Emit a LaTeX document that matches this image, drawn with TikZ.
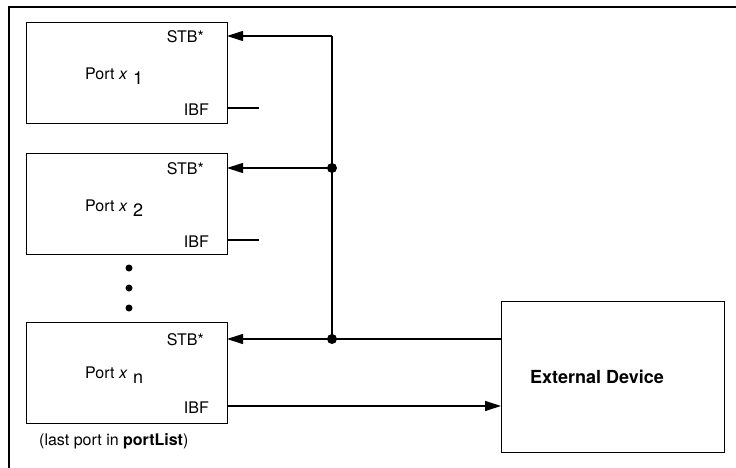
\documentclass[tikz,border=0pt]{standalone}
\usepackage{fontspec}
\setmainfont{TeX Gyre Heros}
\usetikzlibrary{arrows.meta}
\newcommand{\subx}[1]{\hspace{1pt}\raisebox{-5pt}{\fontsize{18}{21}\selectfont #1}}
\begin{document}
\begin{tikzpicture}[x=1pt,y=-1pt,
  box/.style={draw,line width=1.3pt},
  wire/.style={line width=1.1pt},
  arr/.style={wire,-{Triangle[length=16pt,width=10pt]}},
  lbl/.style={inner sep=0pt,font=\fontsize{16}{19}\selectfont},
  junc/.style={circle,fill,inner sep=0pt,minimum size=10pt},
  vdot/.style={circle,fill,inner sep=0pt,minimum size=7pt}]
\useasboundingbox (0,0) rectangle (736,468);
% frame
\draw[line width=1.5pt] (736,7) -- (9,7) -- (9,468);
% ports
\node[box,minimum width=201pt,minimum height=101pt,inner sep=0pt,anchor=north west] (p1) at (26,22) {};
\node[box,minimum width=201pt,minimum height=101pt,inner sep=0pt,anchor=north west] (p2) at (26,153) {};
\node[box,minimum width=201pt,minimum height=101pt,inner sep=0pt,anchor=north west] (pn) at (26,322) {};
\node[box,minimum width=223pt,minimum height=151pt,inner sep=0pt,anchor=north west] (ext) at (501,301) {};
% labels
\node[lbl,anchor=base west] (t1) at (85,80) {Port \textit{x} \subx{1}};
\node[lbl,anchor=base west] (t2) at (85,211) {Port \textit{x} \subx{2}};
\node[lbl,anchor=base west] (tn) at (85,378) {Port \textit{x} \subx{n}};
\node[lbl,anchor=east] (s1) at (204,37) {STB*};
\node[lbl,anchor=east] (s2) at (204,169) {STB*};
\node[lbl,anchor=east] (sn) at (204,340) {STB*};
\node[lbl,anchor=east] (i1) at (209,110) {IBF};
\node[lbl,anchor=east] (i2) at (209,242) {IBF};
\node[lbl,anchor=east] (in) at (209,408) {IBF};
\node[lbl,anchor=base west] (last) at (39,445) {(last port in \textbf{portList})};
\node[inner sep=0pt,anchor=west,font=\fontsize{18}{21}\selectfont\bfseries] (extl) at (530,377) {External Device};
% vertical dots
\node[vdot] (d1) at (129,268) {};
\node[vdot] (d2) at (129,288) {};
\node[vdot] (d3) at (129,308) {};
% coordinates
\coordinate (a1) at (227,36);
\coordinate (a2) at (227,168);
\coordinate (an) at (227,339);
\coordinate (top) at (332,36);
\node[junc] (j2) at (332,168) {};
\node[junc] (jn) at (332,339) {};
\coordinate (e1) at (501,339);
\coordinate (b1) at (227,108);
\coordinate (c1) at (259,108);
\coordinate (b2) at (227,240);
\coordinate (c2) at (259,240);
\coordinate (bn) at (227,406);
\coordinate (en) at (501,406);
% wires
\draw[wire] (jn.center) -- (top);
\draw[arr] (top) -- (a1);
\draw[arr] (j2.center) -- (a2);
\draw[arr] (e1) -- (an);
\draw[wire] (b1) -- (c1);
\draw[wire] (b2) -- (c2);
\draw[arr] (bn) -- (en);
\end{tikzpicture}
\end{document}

> _GIVEN REQUEST_
Omit every picture, then reproduce the rest of the listing exactly.

> _EXERCISE ANSWER_
Emit a LaTeX document that matches this image, drawn with TikZ.
\documentclass[tikz,border=0pt]{standalone}
\usepackage{fontspec}
\setmainfont{TeX Gyre Heros}
\usetikzlibrary{arrows.meta}
\newcommand{\subx}[1]{\hspace{1pt}\raisebox{-5pt}{\fontsize{18}{21}\selectfont #1}}
\begin{document}
\begin{tikzpicture}[x=1pt,y=-1pt,
  box/.style={draw,line width=1.3pt},
  wire/.style={line width=1.1pt},
  arr/.style={wire,-{Triangle[length=16pt,width=10pt]}},
  lbl/.style={inner sep=0pt,font=\fontsize{16}{19}\selectfont},
  junc/.style={circle,fill,inner sep=0pt,minimum size=10pt},
  vdot/.style={circle,fill,inner sep=0pt,minimum size=7pt}]
\useasboundingbox (0,0) rectangle (736,468);
% frame
\draw[line width=1.5pt] (736,7) -- (9,7) -- (9,468);
% ports
\node[box,minimum width=201pt,minimum height=101pt,inner sep=0pt,anchor=north west] (p1) at (26,22) {};
\node[box,minimum width=201pt,minimum height=101pt,inner sep=0pt,anchor=north west] (p2) at (26,153) {};
\node[box,minimum width=201pt,minimum height=101pt,inner sep=0pt,anchor=north west] (pn) at (26,322) {};
\node[box,minimum width=223pt,minimum height=151pt,inner sep=0pt,anchor=north west] (ext) at (501,301) {};
% labels
\node[lbl,anchor=base west] (t1) at (85,80) {Port \textit{x} \subx{1}};
\node[lbl,anchor=base west] (t2) at (85,211) {Port \textit{x} \subx{2}};
\node[lbl,anchor=base west] (tn) at (85,378) {Port \textit{x} \subx{n}};
\node[lbl,anchor=east] (s1) at (204,37) {STB*};
\node[lbl,anchor=east] (s2) at (204,169) {STB*};
\node[lbl,anchor=east] (sn) at (204,340) {STB*};
\node[lbl,anchor=east] (i1) at (209,110) {IBF};
\node[lbl,anchor=east] (i2) at (209,242) {IBF};
\node[lbl,anchor=east] (in) at (209,408) {IBF};
\node[lbl,anchor=base west] (last) at (39,445) {(last port in \textbf{portList})};
\node[inner sep=0pt,anchor=west,font=\fontsize{18}{21}\selectfont\bfseries] (extl) at (530,377) {External Device};
% vertical dots
\node[vdot] (d1) at (129,268) {};
\node[vdot] (d2) at (129,288) {};
\node[vdot] (d3) at (129,308) {};
% coordinates
\coordinate (a1) at (227,36);
\coordinate (a2) at (227,168);
\coordinate (an) at (227,339);
\coordinate (top) at (332,36);
\node[junc] (j2) at (332,168) {};
\node[junc] (jn) at (332,339) {};
\coordinate (e1) at (501,339);
\coordinate (b1) at (227,108);
\coordinate (c1) at (259,108);
\coordinate (b2) at (227,240);
\coordinate (c2) at (259,240);
\coordinate (bn) at (227,406);
\coordinate (en) at (501,406);
% wires
\draw[wire] (jn.center) -- (top);
\draw[arr] (top) -- (a1);
\draw[arr] (j2.center) -- (a2);
\draw[arr] (e1) -- (an);
\draw[wire] (b1) -- (c1);
\draw[wire] (b2) -- (c2);
\draw[arr] (bn) -- (en);
\end{tikzpicture}
\end{document}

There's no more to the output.